— EXERCISE INSTRUCTIONS —
Only the lines between the line holding "Clone this chart" and the line holding "const frameY = 8;", both of those included, should be copied exactly; drop the pictures.

⁂

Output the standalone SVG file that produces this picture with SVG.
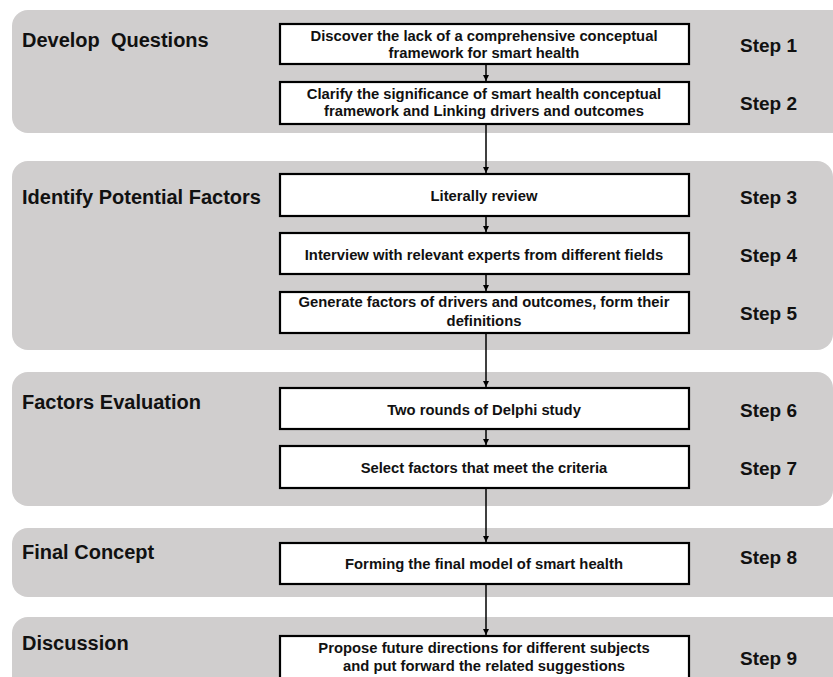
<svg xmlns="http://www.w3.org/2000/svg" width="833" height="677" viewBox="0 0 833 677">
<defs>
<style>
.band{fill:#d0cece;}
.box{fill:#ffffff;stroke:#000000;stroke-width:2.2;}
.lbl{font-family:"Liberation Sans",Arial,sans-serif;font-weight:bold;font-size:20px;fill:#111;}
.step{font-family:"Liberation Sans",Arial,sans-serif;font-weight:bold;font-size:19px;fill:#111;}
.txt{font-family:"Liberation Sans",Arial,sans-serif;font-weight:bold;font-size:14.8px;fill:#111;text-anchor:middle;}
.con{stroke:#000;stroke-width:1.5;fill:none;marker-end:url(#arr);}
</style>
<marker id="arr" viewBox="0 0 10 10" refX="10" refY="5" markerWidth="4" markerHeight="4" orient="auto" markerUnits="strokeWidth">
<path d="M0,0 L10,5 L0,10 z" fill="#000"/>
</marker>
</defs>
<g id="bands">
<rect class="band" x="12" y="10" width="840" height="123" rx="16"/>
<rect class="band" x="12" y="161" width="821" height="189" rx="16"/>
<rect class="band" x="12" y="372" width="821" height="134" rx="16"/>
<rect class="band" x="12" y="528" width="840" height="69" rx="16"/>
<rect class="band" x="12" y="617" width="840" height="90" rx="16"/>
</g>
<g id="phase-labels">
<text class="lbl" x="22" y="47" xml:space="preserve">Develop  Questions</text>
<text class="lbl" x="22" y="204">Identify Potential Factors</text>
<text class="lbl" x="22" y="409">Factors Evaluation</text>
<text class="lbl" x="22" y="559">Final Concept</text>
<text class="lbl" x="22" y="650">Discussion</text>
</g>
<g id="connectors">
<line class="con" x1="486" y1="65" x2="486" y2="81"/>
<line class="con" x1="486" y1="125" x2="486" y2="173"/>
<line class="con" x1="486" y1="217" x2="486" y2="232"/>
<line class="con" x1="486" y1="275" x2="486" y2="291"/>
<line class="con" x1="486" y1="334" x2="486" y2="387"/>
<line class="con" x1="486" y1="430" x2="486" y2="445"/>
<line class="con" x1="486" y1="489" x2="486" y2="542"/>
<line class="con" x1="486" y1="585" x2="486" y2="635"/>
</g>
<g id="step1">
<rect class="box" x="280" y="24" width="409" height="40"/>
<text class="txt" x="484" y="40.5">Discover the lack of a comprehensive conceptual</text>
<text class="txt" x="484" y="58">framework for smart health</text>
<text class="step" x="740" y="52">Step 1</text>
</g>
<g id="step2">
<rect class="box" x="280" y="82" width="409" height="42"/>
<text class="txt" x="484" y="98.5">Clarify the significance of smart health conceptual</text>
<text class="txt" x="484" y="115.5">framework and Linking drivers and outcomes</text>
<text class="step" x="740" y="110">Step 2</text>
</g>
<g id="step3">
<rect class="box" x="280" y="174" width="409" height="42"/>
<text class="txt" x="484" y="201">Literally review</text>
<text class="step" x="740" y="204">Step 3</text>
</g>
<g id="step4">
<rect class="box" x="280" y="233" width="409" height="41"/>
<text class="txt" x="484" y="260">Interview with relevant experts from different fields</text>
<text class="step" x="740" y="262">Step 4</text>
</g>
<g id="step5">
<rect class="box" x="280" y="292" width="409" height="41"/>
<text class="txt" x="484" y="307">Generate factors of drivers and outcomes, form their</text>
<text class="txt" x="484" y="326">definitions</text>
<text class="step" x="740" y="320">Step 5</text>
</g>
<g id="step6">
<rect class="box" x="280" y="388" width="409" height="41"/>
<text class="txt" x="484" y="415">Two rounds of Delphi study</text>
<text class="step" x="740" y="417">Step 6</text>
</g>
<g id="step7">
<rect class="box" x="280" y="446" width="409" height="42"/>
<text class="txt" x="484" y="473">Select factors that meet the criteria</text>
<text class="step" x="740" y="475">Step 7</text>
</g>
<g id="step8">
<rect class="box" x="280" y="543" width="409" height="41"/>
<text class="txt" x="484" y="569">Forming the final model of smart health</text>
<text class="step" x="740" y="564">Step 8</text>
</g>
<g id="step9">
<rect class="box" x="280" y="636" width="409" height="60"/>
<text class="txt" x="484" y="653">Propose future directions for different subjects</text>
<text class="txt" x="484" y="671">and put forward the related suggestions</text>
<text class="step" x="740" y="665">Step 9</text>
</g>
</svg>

⁂

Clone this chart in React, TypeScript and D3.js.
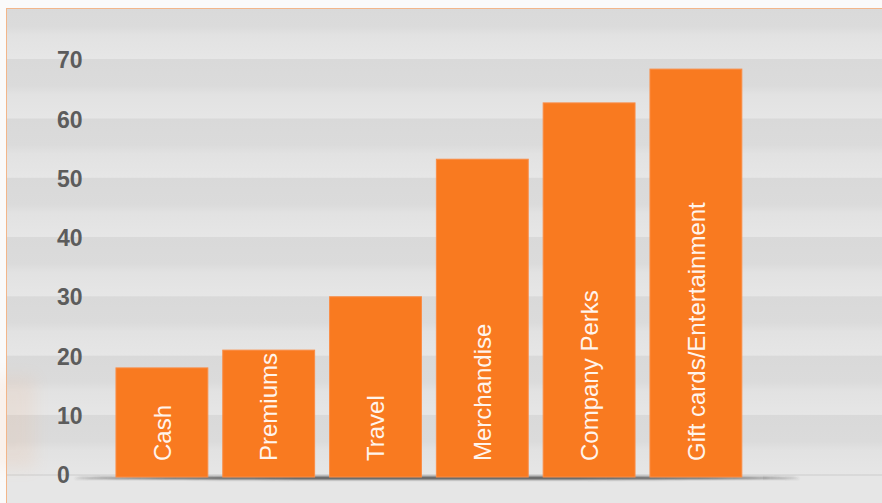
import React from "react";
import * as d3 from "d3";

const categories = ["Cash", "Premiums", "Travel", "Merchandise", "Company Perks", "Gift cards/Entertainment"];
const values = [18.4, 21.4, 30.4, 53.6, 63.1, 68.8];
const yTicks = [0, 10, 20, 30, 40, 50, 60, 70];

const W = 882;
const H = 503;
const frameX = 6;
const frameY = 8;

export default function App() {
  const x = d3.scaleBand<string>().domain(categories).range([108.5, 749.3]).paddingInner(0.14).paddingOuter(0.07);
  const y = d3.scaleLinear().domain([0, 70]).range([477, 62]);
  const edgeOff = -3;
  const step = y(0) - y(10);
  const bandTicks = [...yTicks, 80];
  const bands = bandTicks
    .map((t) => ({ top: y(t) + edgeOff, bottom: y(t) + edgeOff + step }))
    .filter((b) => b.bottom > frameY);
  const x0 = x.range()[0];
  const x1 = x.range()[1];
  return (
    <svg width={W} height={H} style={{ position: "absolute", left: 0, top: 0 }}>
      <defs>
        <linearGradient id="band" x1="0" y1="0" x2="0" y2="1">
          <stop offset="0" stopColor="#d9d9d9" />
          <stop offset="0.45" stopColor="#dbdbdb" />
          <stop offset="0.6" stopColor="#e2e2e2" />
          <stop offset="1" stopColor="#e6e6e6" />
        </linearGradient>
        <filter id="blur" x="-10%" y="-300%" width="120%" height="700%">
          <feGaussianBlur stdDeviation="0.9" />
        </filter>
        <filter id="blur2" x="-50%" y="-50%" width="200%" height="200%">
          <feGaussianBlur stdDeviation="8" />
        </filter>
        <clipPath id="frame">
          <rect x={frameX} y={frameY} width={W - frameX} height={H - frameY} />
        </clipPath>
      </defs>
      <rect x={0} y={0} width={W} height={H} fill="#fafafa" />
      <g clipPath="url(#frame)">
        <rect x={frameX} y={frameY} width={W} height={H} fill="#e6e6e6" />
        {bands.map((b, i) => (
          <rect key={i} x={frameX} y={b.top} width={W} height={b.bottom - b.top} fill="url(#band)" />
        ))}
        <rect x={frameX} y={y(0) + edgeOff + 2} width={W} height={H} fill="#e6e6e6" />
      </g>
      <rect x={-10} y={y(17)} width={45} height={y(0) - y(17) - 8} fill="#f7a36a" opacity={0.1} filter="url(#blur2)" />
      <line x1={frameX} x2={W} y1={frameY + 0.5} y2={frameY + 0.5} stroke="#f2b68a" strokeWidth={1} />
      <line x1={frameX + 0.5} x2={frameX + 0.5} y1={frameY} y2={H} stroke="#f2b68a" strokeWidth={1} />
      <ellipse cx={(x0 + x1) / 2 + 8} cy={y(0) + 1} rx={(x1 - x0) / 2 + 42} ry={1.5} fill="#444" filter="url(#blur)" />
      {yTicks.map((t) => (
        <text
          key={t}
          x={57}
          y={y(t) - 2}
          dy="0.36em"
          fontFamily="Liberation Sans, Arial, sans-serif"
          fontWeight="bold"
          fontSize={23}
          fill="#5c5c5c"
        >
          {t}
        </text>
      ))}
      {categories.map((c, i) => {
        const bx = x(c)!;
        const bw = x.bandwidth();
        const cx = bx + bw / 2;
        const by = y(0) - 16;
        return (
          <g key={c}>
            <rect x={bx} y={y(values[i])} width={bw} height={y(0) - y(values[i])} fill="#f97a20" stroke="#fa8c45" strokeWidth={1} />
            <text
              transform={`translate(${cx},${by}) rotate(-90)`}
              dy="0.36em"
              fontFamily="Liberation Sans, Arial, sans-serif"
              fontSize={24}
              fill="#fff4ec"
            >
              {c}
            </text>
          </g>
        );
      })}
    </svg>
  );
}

⁂

— WRITTEN RESPONSE —
Clone this chart in React, TypeScript and D3.js.
import React from "react";
import * as d3 from "d3";

const categories = ["Cash", "Premiums", "Travel", "Merchandise", "Company Perks", "Gift cards/Entertainment"];
const values = [18.4, 21.4, 30.4, 53.6, 63.1, 68.8];
const yTicks = [0, 10, 20, 30, 40, 50, 60, 70];

const W = 882;
const H = 503;
const frameX = 6;
const frameY = 8;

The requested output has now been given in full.